(Records with drawing code)
········

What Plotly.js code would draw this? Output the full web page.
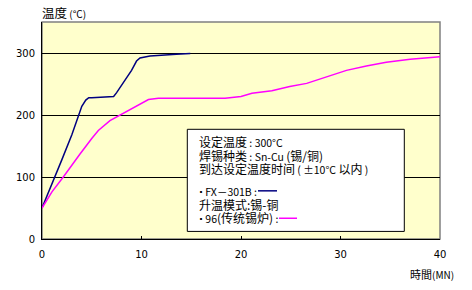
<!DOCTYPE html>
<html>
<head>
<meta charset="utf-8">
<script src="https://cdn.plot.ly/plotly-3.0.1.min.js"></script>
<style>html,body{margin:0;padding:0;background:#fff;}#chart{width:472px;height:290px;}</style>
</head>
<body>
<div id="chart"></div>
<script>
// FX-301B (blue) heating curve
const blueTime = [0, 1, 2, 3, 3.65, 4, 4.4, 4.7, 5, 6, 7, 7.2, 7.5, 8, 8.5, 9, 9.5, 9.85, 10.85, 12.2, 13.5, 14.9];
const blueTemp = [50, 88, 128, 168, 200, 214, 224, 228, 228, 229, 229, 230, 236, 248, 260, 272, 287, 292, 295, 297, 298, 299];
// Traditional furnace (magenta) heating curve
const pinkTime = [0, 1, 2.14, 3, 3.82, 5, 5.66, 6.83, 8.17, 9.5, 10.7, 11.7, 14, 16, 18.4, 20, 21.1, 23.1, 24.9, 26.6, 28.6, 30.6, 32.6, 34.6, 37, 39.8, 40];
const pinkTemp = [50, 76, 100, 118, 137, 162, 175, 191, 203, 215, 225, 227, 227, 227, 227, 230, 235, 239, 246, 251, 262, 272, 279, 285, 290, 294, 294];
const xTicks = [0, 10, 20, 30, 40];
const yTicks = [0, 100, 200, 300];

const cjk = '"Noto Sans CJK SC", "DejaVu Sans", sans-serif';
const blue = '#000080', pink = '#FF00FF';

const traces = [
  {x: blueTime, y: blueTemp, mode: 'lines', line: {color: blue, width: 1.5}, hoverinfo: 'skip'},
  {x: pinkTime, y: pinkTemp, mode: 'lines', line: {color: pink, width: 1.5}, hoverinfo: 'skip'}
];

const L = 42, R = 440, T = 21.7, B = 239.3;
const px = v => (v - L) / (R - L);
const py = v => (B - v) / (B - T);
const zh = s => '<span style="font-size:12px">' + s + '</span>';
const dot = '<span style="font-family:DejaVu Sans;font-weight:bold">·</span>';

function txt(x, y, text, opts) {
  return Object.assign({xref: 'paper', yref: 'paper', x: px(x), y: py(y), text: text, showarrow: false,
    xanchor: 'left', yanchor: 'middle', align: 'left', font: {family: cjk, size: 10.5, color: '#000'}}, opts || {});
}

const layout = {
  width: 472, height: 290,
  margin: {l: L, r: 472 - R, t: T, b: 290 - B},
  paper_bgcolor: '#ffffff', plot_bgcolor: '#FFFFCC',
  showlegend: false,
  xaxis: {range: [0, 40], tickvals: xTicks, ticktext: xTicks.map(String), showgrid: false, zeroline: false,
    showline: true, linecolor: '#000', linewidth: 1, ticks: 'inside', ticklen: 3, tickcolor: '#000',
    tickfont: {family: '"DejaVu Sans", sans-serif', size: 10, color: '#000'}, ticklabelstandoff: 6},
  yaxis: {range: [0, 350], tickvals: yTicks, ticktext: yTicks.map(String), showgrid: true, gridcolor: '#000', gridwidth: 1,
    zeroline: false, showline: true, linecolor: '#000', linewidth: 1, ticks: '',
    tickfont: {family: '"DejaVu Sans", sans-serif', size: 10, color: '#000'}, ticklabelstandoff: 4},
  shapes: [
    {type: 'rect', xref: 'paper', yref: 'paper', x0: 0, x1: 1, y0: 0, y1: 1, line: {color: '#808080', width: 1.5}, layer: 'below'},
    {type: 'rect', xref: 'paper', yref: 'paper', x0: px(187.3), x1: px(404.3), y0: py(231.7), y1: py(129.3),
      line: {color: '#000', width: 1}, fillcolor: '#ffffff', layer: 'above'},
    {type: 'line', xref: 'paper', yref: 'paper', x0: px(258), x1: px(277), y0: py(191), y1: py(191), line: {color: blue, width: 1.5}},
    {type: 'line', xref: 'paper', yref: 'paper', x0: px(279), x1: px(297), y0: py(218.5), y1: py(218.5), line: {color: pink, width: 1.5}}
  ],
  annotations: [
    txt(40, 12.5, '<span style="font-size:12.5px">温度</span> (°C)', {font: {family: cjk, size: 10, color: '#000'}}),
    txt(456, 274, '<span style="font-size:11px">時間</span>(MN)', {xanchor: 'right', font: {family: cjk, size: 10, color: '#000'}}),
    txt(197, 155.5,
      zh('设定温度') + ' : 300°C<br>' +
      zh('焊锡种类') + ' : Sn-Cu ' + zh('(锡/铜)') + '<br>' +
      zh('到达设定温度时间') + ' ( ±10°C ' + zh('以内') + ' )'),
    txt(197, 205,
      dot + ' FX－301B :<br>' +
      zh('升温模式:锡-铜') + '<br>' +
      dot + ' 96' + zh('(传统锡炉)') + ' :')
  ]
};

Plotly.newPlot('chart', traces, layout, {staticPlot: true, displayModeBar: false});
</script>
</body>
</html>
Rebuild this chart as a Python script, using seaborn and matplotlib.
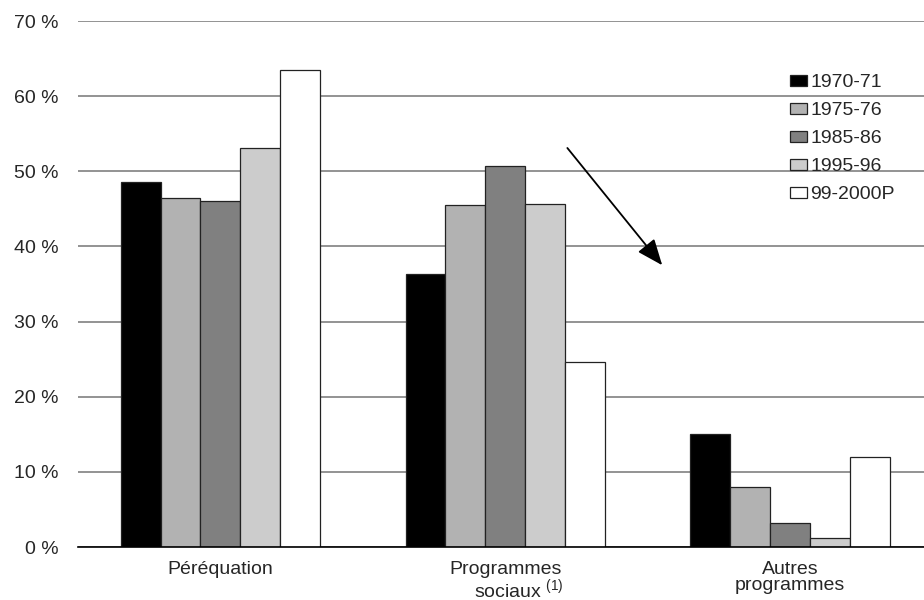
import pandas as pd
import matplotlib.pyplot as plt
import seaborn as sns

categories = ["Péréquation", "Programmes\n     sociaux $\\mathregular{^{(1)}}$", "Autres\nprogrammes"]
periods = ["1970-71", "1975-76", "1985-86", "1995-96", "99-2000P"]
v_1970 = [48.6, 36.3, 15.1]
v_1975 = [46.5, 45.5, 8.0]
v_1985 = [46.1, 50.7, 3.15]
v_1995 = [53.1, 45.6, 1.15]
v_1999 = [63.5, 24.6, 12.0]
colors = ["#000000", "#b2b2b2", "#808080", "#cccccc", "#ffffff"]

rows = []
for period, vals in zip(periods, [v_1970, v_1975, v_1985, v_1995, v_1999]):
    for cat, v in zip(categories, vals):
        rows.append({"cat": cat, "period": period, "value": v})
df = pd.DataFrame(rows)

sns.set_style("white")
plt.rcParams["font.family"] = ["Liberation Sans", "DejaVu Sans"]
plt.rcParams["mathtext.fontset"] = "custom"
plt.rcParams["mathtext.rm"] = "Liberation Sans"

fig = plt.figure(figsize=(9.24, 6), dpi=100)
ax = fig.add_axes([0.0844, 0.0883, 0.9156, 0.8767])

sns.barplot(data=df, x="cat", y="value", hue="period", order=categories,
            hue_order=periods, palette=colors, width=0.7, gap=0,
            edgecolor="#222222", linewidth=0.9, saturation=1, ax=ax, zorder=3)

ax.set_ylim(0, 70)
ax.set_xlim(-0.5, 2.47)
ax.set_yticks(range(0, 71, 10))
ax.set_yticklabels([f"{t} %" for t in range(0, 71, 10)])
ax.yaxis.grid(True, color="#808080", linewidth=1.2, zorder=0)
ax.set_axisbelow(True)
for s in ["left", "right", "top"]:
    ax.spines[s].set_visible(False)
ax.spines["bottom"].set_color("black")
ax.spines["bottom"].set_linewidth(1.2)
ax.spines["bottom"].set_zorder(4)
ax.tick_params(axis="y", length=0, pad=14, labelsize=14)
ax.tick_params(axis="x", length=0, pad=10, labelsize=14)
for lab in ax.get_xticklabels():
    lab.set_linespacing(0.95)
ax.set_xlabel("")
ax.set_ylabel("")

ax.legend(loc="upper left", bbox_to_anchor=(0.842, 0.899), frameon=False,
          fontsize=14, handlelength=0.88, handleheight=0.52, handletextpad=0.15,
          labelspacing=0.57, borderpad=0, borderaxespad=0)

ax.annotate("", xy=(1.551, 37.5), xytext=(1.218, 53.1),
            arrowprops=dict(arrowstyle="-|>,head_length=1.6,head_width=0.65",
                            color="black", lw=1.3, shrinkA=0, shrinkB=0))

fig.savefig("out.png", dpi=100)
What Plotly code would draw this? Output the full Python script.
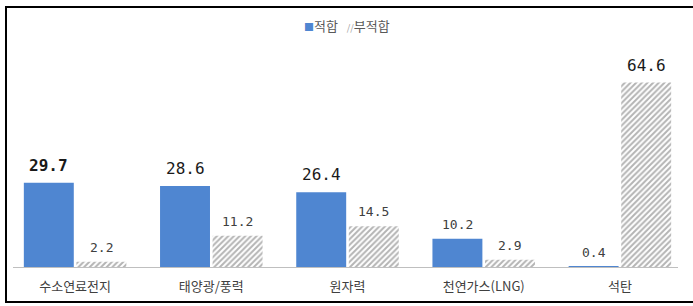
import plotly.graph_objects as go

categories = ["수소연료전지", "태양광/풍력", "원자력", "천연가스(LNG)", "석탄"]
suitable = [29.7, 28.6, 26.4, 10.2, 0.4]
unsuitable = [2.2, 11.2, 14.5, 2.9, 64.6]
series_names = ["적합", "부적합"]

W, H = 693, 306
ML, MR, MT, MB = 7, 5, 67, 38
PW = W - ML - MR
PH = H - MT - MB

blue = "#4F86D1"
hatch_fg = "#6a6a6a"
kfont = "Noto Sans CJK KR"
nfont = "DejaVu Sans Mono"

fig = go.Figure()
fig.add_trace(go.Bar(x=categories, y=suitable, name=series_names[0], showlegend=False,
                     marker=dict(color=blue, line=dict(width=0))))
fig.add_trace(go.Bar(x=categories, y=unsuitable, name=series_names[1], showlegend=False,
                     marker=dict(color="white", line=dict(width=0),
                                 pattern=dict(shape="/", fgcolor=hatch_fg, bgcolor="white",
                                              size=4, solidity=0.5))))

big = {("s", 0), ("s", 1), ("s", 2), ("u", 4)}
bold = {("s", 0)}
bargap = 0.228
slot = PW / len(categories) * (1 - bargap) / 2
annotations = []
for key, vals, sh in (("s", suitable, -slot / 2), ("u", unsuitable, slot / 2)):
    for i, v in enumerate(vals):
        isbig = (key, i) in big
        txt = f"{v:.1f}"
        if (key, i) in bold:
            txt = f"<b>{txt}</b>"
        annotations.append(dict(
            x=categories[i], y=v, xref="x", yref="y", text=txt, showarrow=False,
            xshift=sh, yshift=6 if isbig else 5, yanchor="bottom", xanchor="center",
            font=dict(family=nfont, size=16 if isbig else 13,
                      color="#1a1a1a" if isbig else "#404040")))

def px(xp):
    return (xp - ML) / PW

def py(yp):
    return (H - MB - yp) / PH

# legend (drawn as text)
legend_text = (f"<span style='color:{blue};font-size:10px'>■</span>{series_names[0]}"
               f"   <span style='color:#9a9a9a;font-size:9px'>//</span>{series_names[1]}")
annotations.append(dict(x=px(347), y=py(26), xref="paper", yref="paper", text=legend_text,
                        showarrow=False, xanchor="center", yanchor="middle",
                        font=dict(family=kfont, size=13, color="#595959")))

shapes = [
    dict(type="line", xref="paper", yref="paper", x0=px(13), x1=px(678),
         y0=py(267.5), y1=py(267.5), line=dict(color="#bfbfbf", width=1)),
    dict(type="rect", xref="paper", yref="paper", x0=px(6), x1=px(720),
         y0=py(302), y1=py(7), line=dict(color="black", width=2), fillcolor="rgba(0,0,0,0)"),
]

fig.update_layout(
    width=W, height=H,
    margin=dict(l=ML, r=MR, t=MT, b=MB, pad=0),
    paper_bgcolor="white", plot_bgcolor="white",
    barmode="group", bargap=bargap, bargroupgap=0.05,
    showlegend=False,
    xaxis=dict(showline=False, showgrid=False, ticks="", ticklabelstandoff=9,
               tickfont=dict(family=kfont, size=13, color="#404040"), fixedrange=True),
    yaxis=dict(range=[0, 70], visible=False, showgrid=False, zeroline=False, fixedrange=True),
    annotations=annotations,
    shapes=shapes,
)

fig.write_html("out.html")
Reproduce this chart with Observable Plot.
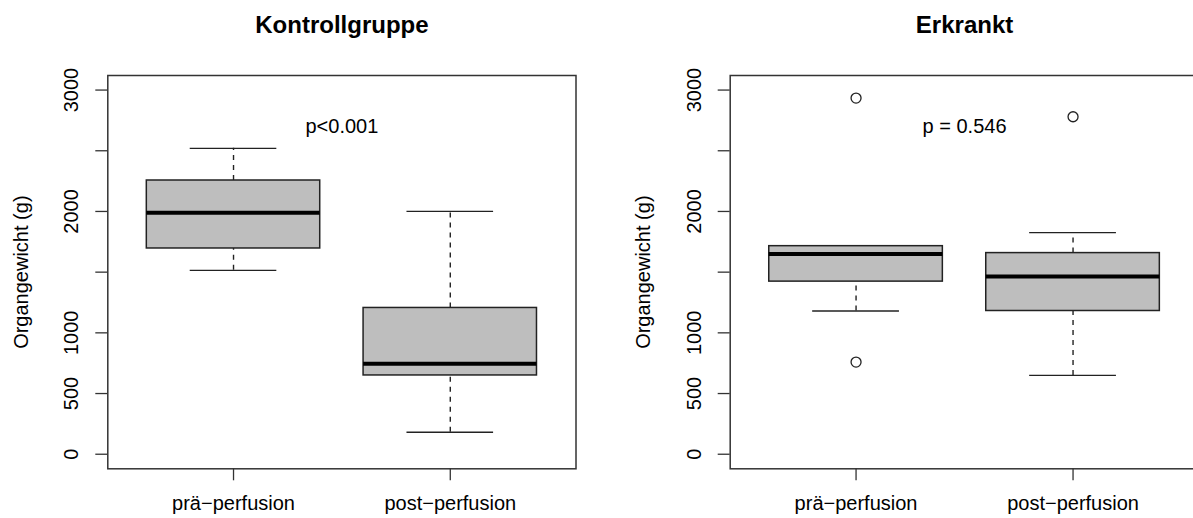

········

TASK DESCRIPTION:
Set down again, exactly, the lines of the material above from its first line to the one with "const dot = '<span", inclusive. Leave the pictures out.

EXERCISE RESULT:
What Plotly.js code would draw this? Output the full web page.
<!DOCTYPE html>
<html>
<head>
<meta charset="utf-8">
<script src="https://cdn.plot.ly/plotly-3.0.1.min.js"></script>
<style>html,body{margin:0;padding:0;background:#fff;}#chart{width:472px;height:290px;}</style>
</head>
<body>
<div id="chart"></div>
<script>
// FX-301B (blue) heating curve
const blueTime = [0, 1, 2, 3, 3.65, 4, 4.4, 4.7, 5, 6, 7, 7.2, 7.5, 8, 8.5, 9, 9.5, 9.85, 10.85, 12.2, 13.5, 14.9];
const blueTemp = [50, 88, 128, 168, 200, 214, 224, 228, 228, 229, 229, 230, 236, 248, 260, 272, 287, 292, 295, 297, 298, 299];
// Traditional furnace (magenta) heating curve
const pinkTime = [0, 1, 2.14, 3, 3.82, 5, 5.66, 6.83, 8.17, 9.5, 10.7, 11.7, 14, 16, 18.4, 20, 21.1, 23.1, 24.9, 26.6, 28.6, 30.6, 32.6, 34.6, 37, 39.8, 40];
const pinkTemp = [50, 76, 100, 118, 137, 162, 175, 191, 203, 215, 225, 227, 227, 227, 227, 230, 235, 239, 246, 251, 262, 272, 279, 285, 290, 294, 294];
const xTicks = [0, 10, 20, 30, 40];
const yTicks = [0, 100, 200, 300];

const cjk = '"Noto Sans CJK SC", "DejaVu Sans", sans-serif';
const blue = '#000080', pink = '#FF00FF';

const traces = [
  {x: blueTime, y: blueTemp, mode: 'lines', line: {color: blue, width: 1.5}, hoverinfo: 'skip'},
  {x: pinkTime, y: pinkTemp, mode: 'lines', line: {color: pink, width: 1.5}, hoverinfo: 'skip'}
];

const L = 42, R = 440, T = 21.7, B = 239.3;
const px = v => (v - L) / (R - L);
const py = v => (B - v) / (B - T);
const zh = s => '<span style="font-size:12px">' + s + '</span>';
const dot = '<span style="font-family:DejaVu Sans;font-weight:bold">·</span>';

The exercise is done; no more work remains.